Ana Manso
Ana Manso
Ana Manso’s paintings and installations navigate the spaces between contamination, intersection, and exchange, attending to the infinite potential emerging in the often overlooked and quiet details of everyday life. Primarily rooted in abstraction and occasionally extending from canvas to mural, her work emerges from sensory moments with no predetermined plan, inhabiting the invisible paths where spontaneous gesture meets perception. The transitional moments connecting action, medium, and external conditions—from the processes of stretching the canvas and preparing its base, to the painterly, intimate surrenders between creator and work—reveal each painting as a unique, unbidden force that may attract or repel the artist’s gestures at any moment. Through the layering of acrylic and oil paint with other mediums of lesser artistic notability (such as tie-dye, stencils, and stamps), the fixed pictorial orientation dissolves amid cycles of creation, mirroring the mysticism of transformation and reinvention found in the natural world—tides, moons, seasons, and the artist's own femininity. Manso’s slow, ritualistic processes (also born from her experimentations with ceramic and other materials), honor the specific rhythms of each entity, imbuing her paintings with a freedom that allow for movement in the different colors, formats, and temporalities of endless plastic possibility.

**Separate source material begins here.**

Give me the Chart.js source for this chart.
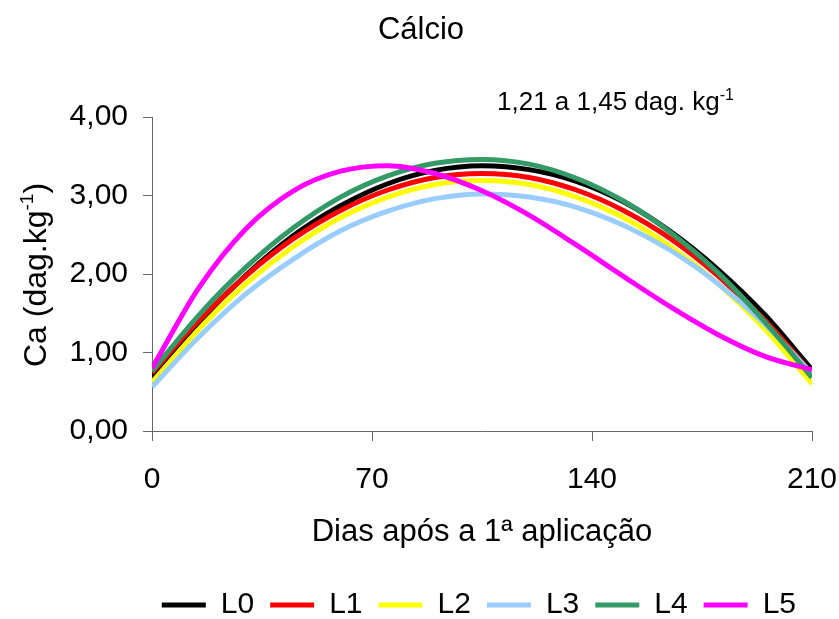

The work of Ana Manso (b. 1984, Lisbon) has been presented in solo and group exhibitions at Mudam (2020) (Luxembourg); Museu Serralves (2017) (Porto, Portugal); FUTURA Centre for Contemporary Art (2016) (Prague); Museo Nazionale di Capodimonte (2014) (Naples, Italy); Fondazione Rivolidue (2014) (Milan, Italy); Museu da Electricidade (2011) (Lisbon); or Spike Island (2008) (Bristol, England); naming a few. Manso has developed projects in artistic residencies in New York (International Studio & Curatorial Program, 2022); Malaga (Casa Mahare, 2019); or Madrid (Matadero, 2018), and her works are part of the collection of Museu Serralves (Porto, Portugal); Museu de Arte Contemporânea de Elvas (Elvas, Portugal); or the Câmara Municipal de Lisboa (Lisbon); among others.